In interviews she had given, Miesha had already shown that she was underestimating my abilities inside the cage. I was fairly certain she was underestimating me outside it as well.
I wanted to be ready to tear down any potential argument she could conceive of. I wanted to be ready to rip apart arguments that she hadn’t even thought up yet. I wanted to back her into a corner so she had no choice but to fight me, and I wanted her to see how superior I was to her in every aspect of the fight game, in and outside of the cage.
I did the exact same thing I would do ahead of a fight: I prepared.
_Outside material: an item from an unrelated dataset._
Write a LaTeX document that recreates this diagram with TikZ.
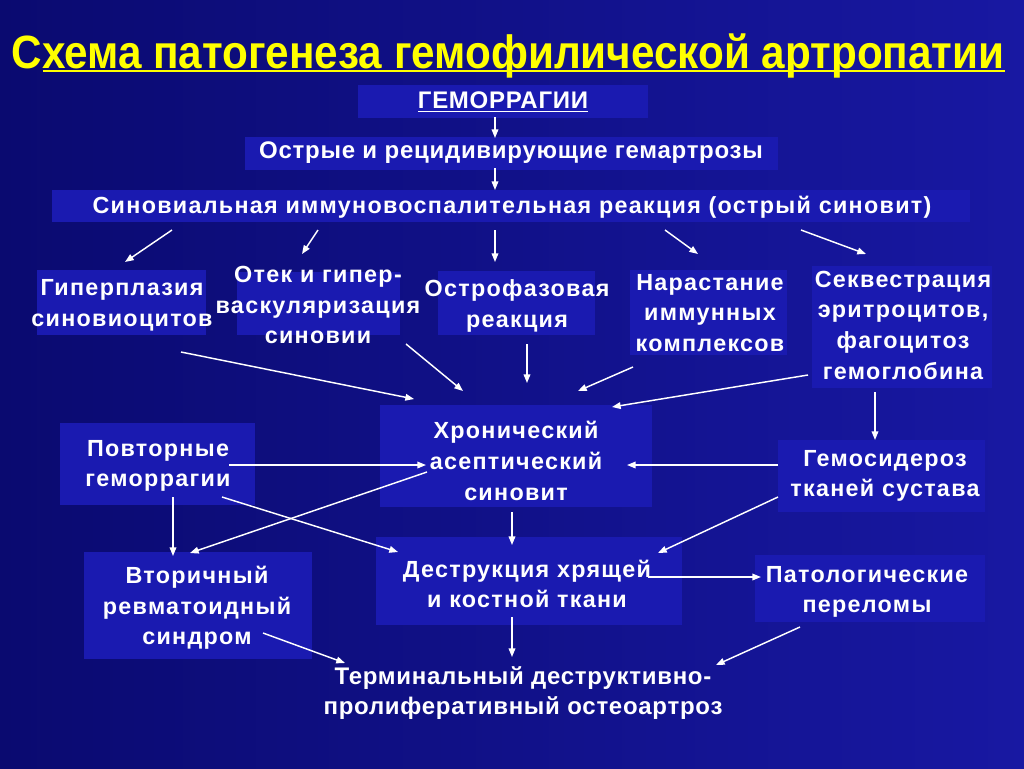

In the days leading up to the podcast, I spent every waking minute either fight-training or debate-training. Between practices and before going to bed, I read every article I could find on her. I scoured her social media. I watched interviews she gave. I jotted down every point Miesha had made, every argument against me she had already tried, and arguments against me that she hadn’t even conceived of yet. I took notes that I typed up on a friend’s computer. During breaks at practice, I would pull out the cheat sheet containing both points of view. I handed it to one of the guys at the gym.